Goal: Output the material beneath this task exactly, images excluded.
+---+
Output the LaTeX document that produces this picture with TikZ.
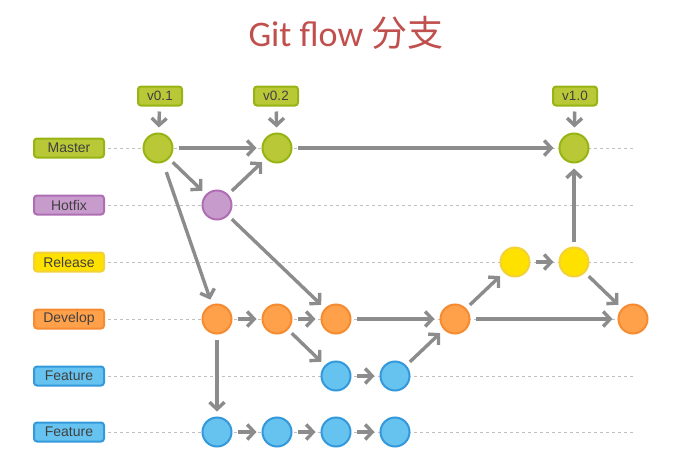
\documentclass[tikz,border=0pt]{standalone}
\usepackage{fontspec}
\setmainfont{Liberation Sans}
\newfontfamily\titlefont{Carlito}
\newfontfamily\cjk{Noto Sans CJK SC}
\usetikzlibrary{arrows.meta}
\definecolor{mfill}{HTML}{B9C837}
\definecolor{mline}{HTML}{98B414}
\definecolor{hfill}{HTML}{C89BCD}
\definecolor{hline}{HTML}{AF6EB4}
\definecolor{rfill}{HTML}{FFE100}
\definecolor{rline}{HTML}{F2D13A}
\definecolor{dfill}{HTML}{FFA04B}
\definecolor{dline}{HTML}{F58C32}
\definecolor{ffill}{HTML}{66C3F0}
\definecolor{fline}{HTML}{3499DA}
\definecolor{arrowgray}{HTML}{8C8C8C}
\definecolor{textgray}{HTML}{404040}
\definecolor{titlered}{HTML}{C0504D}

\begin{document}
\begin{tikzpicture}[x=1pt, y=-1pt,
    lane/.style={fill=#1fill, draw=#1line},
    commit/.style={circle, minimum size=29pt, inner sep=0pt, line width=2pt, lane=#1},
    namebox/.style={rectangle, rounded corners=3pt, minimum width=70pt, minimum height=19pt,
      inner sep=0pt, line width=2pt, lane=#1, text=textgray, font=\fontsize{14}{15}\selectfont},
    tagbox/.style={namebox=#1, minimum width=44pt, font=\fontsize{13.5}{15}\selectfont},
    guide/.style={draw=gray!50, line width=0.8pt, dash pattern=on 3pt off 3pt},
    flow/.style={draw=arrowgray, line width=3.4pt, -{Straight Barb[length=7pt,width=15pt]},
      shorten <=5pt, shorten >=5pt}]
  \useasboundingbox (0,0) rectangle (681,461);

  \node[text=titlered, font=\titlefont\fontsize{36}{40}\selectfont] (title) at (346,33) {Git flow {\cjk 分支}};

  % lanes
  \foreach \y/\lab/\c [count=\i] in {148/Master/m, 205/Hotfix/h, 262/Release/r, 319/Develop/d, 376/Feature/f, 432/Feature/f} {
    \draw[guide] (108,\y) -- (635,\y);
    \node[namebox=\c] (lane\i) at (69,\y) {\lab};
  }

  % commits
  \node[commit=m] (m1) at (158,148) {};
  \node[commit=m] (m2) at (277,148) {};
  \node[commit=m] (m3) at (574,148) {};
  \node[commit=h] (h1) at (217,205) {};
  \node[commit=r] (r1) at (515,262) {};
  \node[commit=r] (r2) at (574,262) {};
  \node[commit=d] (d1) at (217,319) {};
  \node[commit=d] (d2) at (277,319) {};
  \node[commit=d] (d3) at (336,319) {};
  \node[commit=d] (d4) at (455,319) {};
  \node[commit=d] (d5) at (633,319) {};
  \node[commit=f] (fa1) at (336,376) {};
  \node[commit=f] (fa2) at (395,376) {};
  \node[commit=f] (fb1) at (217,432) {};
  \node[commit=f] (fb2) at (277,432) {};
  \node[commit=f] (fb3) at (336,432) {};
  \node[commit=f] (fb4) at (395,432) {};

  % tags
  \node[tagbox=m] (t1) at (160,96) {v0.1};
  \node[tagbox=m] (t2) at (276,96) {v0.2};
  \node[tagbox=m] (t3) at (575,96) {v1.0};

  \draw[flow] (t1) -- (m1);
  \draw[flow] (t2) -- (m2);
  \draw[flow] (t3) -- (m3);
  \draw[flow] (m1) -- (m2);
  \draw[flow] (m1) -- (h1);
  \draw[flow] (h1) -- (m2);
  \draw[flow] (m2) -- (m3);
  \draw[flow, shorten <=10pt] (m1) -- (d1);
  \draw[flow] (h1) -- (d3);
  \draw[flow] (d1) -- (d2);
  \draw[flow] (d2) -- (d3);
  \draw[flow] (d1) -- (fb1);
  \draw[flow] (d2) -- (fa1);
  \draw[flow] (d3) -- (d4);
  \draw[flow] (fa1) -- (fa2);
  \draw[flow] (fa2) -- (d4);
  \draw[flow] (d4) -- (r1);
  \draw[flow] (r1) -- (r2);
  \draw[flow] (r2) -- (m3);
  \draw[flow] (r2) -- (d5);
  \draw[flow] (d4) -- (d5);
  \draw[flow] (fb1) -- (fb2);
  \draw[flow] (fb2) -- (fb3);
  \draw[flow] (fb3) -- (fb4);
\end{tikzpicture}
\end{document}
+---+
Finished task:
Output the LaTeX document that produces this picture with TikZ.
\documentclass[tikz,border=0pt]{standalone}
\usepackage{fontspec}
\setmainfont{Liberation Sans}
\newfontfamily\titlefont{Carlito}
\newfontfamily\cjk{Noto Sans CJK SC}
\usetikzlibrary{arrows.meta}
\definecolor{mfill}{HTML}{B9C837}
\definecolor{mline}{HTML}{98B414}
\definecolor{hfill}{HTML}{C89BCD}
\definecolor{hline}{HTML}{AF6EB4}
\definecolor{rfill}{HTML}{FFE100}
\definecolor{rline}{HTML}{F2D13A}
\definecolor{dfill}{HTML}{FFA04B}
\definecolor{dline}{HTML}{F58C32}
\definecolor{ffill}{HTML}{66C3F0}
\definecolor{fline}{HTML}{3499DA}
\definecolor{arrowgray}{HTML}{8C8C8C}
\definecolor{textgray}{HTML}{404040}
\definecolor{titlered}{HTML}{C0504D}

\begin{document}
\begin{tikzpicture}[x=1pt, y=-1pt,
    lane/.style={fill=#1fill, draw=#1line},
    commit/.style={circle, minimum size=29pt, inner sep=0pt, line width=2pt, lane=#1},
    namebox/.style={rectangle, rounded corners=3pt, minimum width=70pt, minimum height=19pt,
      inner sep=0pt, line width=2pt, lane=#1, text=textgray, font=\fontsize{14}{15}\selectfont},
    tagbox/.style={namebox=#1, minimum width=44pt, font=\fontsize{13.5}{15}\selectfont},
    guide/.style={draw=gray!50, line width=0.8pt, dash pattern=on 3pt off 3pt},
    flow/.style={draw=arrowgray, line width=3.4pt, -{Straight Barb[length=7pt,width=15pt]},
      shorten <=5pt, shorten >=5pt}]
  \useasboundingbox (0,0) rectangle (681,461);

  \node[text=titlered, font=\titlefont\fontsize{36}{40}\selectfont] (title) at (346,33) {Git flow {\cjk 分支}};

  % lanes
  \foreach \y/\lab/\c [count=\i] in {148/Master/m, 205/Hotfix/h, 262/Release/r, 319/Develop/d, 376/Feature/f, 432/Feature/f} {
    \draw[guide] (108,\y) -- (635,\y);
    \node[namebox=\c] (lane\i) at (69,\y) {\lab};
  }

  % commits
  \node[commit=m] (m1) at (158,148) {};
  \node[commit=m] (m2) at (277,148) {};
  \node[commit=m] (m3) at (574,148) {};
  \node[commit=h] (h1) at (217,205) {};
  \node[commit=r] (r1) at (515,262) {};
  \node[commit=r] (r2) at (574,262) {};
  \node[commit=d] (d1) at (217,319) {};
  \node[commit=d] (d2) at (277,319) {};
  \node[commit=d] (d3) at (336,319) {};
  \node[commit=d] (d4) at (455,319) {};
  \node[commit=d] (d5) at (633,319) {};
  \node[commit=f] (fa1) at (336,376) {};
  \node[commit=f] (fa2) at (395,376) {};
  \node[commit=f] (fb1) at (217,432) {};
  \node[commit=f] (fb2) at (277,432) {};
  \node[commit=f] (fb3) at (336,432) {};
  \node[commit=f] (fb4) at (395,432) {};

  % tags
  \node[tagbox=m] (t1) at (160,96) {v0.1};
  \node[tagbox=m] (t2) at (276,96) {v0.2};
  \node[tagbox=m] (t3) at (575,96) {v1.0};

  \draw[flow] (t1) -- (m1);
  \draw[flow] (t2) -- (m2);
  \draw[flow] (t3) -- (m3);
  \draw[flow] (m1) -- (m2);
  \draw[flow] (m1) -- (h1);
  \draw[flow] (h1) -- (m2);
  \draw[flow] (m2) -- (m3);
  \draw[flow, shorten <=10pt] (m1) -- (d1);
  \draw[flow] (h1) -- (d3);
  \draw[flow] (d1) -- (d2);
  \draw[flow] (d2) -- (d3);
  \draw[flow] (d1) -- (fb1);
  \draw[flow] (d2) -- (fa1);
  \draw[flow] (d3) -- (d4);
  \draw[flow] (fa1) -- (fa2);
  \draw[flow] (fa2) -- (d4);
  \draw[flow] (d4) -- (r1);
  \draw[flow] (r1) -- (r2);
  \draw[flow] (r2) -- (m3);
  \draw[flow] (r2) -- (d5);
  \draw[flow] (d4) -- (d5);
  \draw[flow] (fb1) -- (fb2);
  \draw[flow] (fb2) -- (fb3);
  \draw[flow] (fb3) -- (fb4);
\end{tikzpicture}
\end{document}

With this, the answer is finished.